All lines in which the word "with" occurs are to be extracted.

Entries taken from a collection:
--------------------------------------------------

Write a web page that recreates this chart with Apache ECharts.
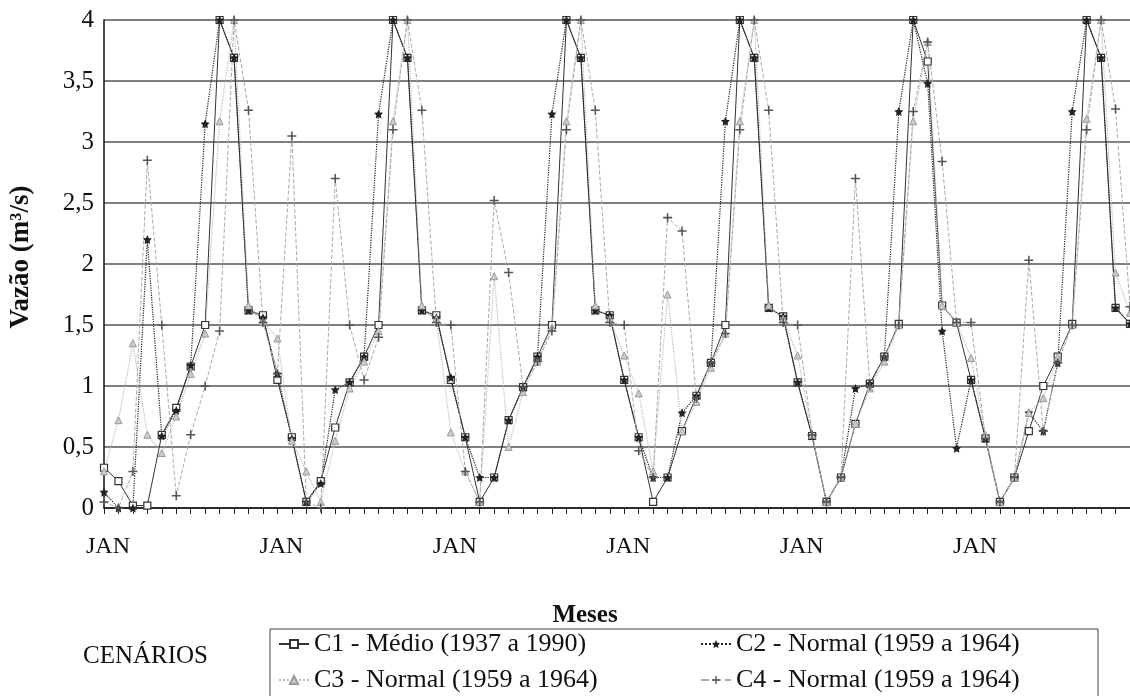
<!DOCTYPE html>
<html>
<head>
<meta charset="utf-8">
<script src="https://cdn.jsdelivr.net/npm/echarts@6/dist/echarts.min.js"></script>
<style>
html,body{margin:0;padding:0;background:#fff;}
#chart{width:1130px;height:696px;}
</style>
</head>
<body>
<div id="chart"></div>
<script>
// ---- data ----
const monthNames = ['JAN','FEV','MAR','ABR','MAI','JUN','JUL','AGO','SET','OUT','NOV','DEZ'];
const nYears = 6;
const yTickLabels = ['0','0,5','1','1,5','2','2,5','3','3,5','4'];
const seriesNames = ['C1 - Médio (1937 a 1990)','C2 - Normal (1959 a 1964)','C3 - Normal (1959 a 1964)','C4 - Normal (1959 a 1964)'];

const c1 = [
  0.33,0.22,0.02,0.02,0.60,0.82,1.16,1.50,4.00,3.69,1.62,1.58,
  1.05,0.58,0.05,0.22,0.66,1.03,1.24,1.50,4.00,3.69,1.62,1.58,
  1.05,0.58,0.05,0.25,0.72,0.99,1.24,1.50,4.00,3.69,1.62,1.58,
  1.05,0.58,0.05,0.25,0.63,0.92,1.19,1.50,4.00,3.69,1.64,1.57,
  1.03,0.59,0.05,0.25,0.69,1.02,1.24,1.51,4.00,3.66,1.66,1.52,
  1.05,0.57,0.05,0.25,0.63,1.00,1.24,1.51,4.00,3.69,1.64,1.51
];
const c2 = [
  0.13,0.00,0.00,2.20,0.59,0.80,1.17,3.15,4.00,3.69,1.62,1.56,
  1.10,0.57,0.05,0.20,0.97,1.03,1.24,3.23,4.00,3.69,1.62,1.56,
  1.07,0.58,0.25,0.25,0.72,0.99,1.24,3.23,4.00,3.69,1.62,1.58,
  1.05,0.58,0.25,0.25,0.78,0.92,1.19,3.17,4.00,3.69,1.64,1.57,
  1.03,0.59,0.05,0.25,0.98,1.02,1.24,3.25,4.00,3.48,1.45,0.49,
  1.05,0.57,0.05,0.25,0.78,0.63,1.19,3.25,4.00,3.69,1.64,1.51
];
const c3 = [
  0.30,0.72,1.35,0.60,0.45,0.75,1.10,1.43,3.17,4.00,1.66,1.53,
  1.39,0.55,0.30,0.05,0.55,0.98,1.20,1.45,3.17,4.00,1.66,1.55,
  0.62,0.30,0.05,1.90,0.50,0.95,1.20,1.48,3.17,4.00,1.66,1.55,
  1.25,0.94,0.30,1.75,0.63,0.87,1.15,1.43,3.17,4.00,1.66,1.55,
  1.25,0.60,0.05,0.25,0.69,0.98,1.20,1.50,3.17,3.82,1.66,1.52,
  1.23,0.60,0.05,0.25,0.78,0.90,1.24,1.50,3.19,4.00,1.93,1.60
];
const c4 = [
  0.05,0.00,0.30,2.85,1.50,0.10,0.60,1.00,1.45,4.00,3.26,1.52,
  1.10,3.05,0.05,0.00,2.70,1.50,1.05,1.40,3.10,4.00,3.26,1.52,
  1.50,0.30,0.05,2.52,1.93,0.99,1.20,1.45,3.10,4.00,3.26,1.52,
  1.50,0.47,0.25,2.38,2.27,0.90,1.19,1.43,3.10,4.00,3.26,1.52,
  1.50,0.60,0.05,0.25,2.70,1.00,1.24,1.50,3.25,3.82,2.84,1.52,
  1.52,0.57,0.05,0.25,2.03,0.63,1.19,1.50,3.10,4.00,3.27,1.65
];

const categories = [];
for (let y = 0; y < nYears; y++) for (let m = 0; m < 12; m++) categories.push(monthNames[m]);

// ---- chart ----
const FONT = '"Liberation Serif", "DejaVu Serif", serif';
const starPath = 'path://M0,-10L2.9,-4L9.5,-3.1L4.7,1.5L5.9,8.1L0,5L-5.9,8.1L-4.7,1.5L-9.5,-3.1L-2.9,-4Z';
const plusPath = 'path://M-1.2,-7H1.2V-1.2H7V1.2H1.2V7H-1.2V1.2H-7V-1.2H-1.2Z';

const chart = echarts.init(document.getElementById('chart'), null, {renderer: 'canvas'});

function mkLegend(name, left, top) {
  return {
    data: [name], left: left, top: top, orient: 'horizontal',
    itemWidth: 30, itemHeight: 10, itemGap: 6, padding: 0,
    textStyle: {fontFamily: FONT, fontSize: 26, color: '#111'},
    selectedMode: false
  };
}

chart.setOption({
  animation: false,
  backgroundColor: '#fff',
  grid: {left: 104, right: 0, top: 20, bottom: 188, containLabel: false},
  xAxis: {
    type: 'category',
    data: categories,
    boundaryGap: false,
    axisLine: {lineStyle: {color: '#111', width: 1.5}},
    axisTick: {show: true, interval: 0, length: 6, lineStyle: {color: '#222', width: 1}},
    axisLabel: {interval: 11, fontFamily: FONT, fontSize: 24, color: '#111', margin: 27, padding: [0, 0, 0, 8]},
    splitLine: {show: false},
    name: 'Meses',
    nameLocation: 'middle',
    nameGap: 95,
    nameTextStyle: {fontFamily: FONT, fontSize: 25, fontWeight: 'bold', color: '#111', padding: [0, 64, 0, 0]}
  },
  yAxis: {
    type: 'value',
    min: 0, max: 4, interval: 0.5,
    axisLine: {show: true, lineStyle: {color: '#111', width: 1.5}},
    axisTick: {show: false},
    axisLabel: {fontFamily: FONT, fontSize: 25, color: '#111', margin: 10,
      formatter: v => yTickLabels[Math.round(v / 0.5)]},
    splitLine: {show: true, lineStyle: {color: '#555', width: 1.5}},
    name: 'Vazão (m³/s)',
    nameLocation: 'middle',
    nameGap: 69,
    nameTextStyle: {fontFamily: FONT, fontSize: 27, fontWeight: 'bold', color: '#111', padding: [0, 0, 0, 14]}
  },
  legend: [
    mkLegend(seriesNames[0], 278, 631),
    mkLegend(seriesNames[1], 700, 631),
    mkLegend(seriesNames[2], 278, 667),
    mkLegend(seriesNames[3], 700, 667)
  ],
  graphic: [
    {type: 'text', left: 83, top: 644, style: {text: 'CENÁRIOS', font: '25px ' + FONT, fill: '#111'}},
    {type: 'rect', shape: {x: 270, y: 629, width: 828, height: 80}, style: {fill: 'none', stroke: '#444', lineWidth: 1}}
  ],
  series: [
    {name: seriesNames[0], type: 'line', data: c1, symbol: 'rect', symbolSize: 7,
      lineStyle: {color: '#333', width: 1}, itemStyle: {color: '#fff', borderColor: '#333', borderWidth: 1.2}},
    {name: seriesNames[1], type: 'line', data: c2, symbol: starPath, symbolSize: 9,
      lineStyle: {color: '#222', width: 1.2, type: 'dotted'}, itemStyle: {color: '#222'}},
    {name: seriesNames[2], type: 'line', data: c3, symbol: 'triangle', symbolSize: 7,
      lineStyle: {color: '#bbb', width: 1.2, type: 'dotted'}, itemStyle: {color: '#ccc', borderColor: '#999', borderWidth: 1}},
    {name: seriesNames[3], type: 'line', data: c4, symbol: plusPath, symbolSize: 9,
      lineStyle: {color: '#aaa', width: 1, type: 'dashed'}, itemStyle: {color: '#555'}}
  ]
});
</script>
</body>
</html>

--------------------------------------------------

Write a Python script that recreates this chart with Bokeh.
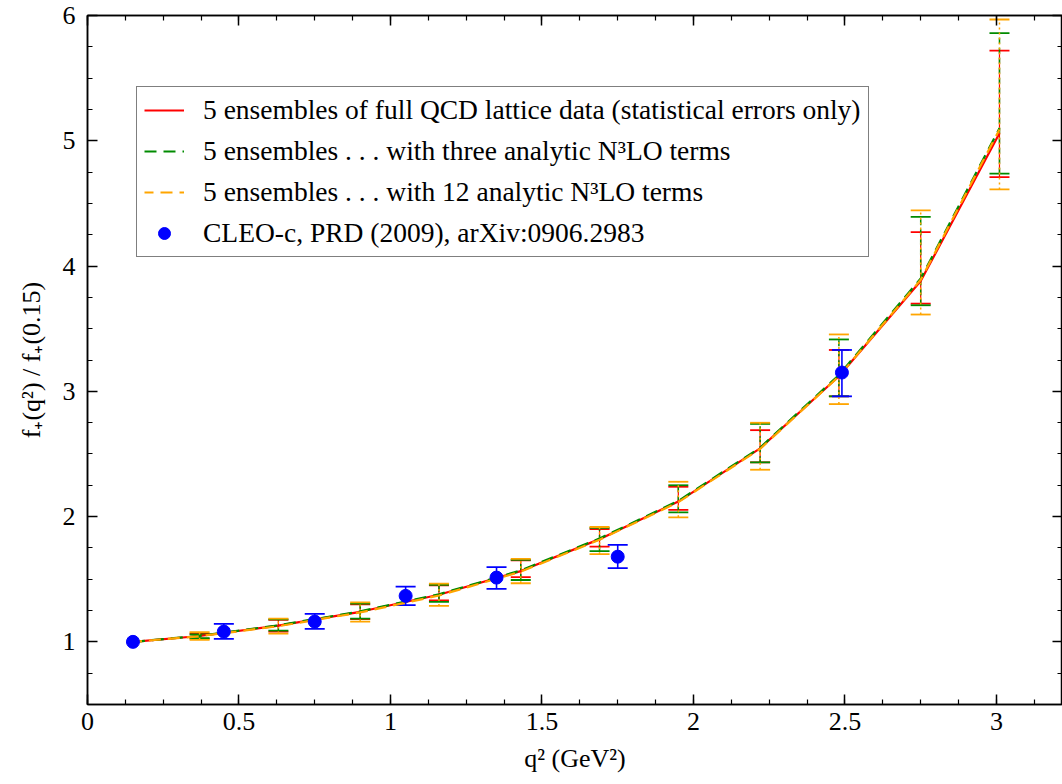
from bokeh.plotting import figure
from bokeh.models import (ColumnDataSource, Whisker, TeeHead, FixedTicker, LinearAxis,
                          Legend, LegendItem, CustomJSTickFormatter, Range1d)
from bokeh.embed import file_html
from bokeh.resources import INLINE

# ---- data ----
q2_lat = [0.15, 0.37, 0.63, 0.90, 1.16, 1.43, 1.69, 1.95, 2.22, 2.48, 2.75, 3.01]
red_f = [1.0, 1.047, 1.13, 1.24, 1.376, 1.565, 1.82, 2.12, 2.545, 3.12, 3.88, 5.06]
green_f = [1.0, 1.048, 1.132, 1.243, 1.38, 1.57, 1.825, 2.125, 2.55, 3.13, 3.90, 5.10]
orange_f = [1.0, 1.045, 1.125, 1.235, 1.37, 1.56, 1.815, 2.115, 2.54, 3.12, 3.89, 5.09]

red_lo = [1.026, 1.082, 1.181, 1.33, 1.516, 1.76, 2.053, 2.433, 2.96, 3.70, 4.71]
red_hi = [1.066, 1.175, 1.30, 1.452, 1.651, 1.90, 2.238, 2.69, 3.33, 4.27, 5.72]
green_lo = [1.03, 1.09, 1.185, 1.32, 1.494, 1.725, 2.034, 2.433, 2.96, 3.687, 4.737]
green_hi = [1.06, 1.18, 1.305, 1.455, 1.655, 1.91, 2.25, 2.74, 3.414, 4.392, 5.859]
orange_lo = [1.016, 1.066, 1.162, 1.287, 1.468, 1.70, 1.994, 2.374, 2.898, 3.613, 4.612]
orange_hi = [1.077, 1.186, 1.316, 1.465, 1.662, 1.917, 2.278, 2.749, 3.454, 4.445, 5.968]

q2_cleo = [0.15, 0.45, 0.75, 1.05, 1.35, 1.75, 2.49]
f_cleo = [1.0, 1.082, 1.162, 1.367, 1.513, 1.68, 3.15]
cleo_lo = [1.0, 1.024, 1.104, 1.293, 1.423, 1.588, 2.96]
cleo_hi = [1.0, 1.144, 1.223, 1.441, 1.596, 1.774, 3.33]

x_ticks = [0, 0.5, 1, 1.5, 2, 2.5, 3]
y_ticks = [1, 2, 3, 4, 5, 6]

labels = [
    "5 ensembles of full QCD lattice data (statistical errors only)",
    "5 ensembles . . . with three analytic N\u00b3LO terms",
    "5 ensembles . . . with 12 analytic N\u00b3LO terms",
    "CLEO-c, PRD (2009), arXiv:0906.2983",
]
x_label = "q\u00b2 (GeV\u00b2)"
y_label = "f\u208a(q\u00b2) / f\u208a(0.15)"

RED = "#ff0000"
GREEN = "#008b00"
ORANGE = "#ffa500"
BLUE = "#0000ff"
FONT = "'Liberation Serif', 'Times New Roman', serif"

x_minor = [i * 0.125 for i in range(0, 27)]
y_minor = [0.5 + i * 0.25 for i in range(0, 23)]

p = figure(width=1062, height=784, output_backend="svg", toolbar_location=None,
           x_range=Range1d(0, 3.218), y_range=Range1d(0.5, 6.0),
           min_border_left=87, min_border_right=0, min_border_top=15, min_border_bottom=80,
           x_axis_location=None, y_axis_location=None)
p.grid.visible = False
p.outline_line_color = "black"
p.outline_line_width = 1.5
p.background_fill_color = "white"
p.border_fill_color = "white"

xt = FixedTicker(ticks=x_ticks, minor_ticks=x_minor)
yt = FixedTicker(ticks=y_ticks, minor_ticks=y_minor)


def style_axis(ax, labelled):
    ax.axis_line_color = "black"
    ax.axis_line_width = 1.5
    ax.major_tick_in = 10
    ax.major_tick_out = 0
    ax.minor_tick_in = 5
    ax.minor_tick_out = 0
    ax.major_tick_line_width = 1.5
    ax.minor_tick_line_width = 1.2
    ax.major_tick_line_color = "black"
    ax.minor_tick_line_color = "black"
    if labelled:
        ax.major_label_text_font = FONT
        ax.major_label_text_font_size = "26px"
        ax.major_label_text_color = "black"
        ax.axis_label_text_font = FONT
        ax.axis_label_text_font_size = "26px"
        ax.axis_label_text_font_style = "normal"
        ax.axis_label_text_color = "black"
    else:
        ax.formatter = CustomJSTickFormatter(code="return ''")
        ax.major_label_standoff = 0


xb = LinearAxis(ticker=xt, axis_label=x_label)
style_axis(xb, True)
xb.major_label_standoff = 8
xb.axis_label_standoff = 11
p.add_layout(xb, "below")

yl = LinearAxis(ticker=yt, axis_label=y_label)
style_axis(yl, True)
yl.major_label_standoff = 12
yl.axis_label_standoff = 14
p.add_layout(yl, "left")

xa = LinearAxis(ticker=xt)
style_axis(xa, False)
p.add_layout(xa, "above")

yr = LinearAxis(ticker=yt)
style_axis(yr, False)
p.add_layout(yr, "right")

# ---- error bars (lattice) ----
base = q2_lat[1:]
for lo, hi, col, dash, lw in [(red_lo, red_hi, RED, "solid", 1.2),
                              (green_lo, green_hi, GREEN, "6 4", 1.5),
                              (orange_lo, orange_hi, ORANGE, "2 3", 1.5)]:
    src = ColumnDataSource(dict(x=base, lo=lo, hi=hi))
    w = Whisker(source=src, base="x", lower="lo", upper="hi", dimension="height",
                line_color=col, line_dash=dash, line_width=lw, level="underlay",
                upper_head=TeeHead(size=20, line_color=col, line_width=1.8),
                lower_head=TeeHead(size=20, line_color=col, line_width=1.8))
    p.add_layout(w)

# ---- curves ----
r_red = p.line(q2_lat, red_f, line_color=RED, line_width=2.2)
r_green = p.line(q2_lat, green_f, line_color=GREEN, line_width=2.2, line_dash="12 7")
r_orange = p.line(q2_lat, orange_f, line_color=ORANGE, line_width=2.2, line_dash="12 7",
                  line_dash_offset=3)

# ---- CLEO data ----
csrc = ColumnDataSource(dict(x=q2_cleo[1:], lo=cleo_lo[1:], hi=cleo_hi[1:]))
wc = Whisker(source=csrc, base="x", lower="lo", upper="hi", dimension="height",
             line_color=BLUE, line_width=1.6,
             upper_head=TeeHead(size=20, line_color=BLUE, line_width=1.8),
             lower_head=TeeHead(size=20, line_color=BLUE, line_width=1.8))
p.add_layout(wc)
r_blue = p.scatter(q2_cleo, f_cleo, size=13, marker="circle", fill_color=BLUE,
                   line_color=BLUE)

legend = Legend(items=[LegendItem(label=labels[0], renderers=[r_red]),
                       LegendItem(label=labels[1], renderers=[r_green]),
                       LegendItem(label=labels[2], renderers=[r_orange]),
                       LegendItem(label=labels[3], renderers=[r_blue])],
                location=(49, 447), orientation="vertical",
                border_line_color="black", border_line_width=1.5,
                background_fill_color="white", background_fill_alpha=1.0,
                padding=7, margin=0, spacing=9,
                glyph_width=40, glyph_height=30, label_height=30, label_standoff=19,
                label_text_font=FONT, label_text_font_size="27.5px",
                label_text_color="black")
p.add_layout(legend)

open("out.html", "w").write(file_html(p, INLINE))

--------------------------------------------------

**Solution to this exercise**
Write a web page that recreates this chart with Apache ECharts.
Write a Python script that recreates this chart with Bokeh.
    "5 ensembles . . . with three analytic N\u00b3LO terms",
    "5 ensembles . . . with 12 analytic N\u00b3LO terms",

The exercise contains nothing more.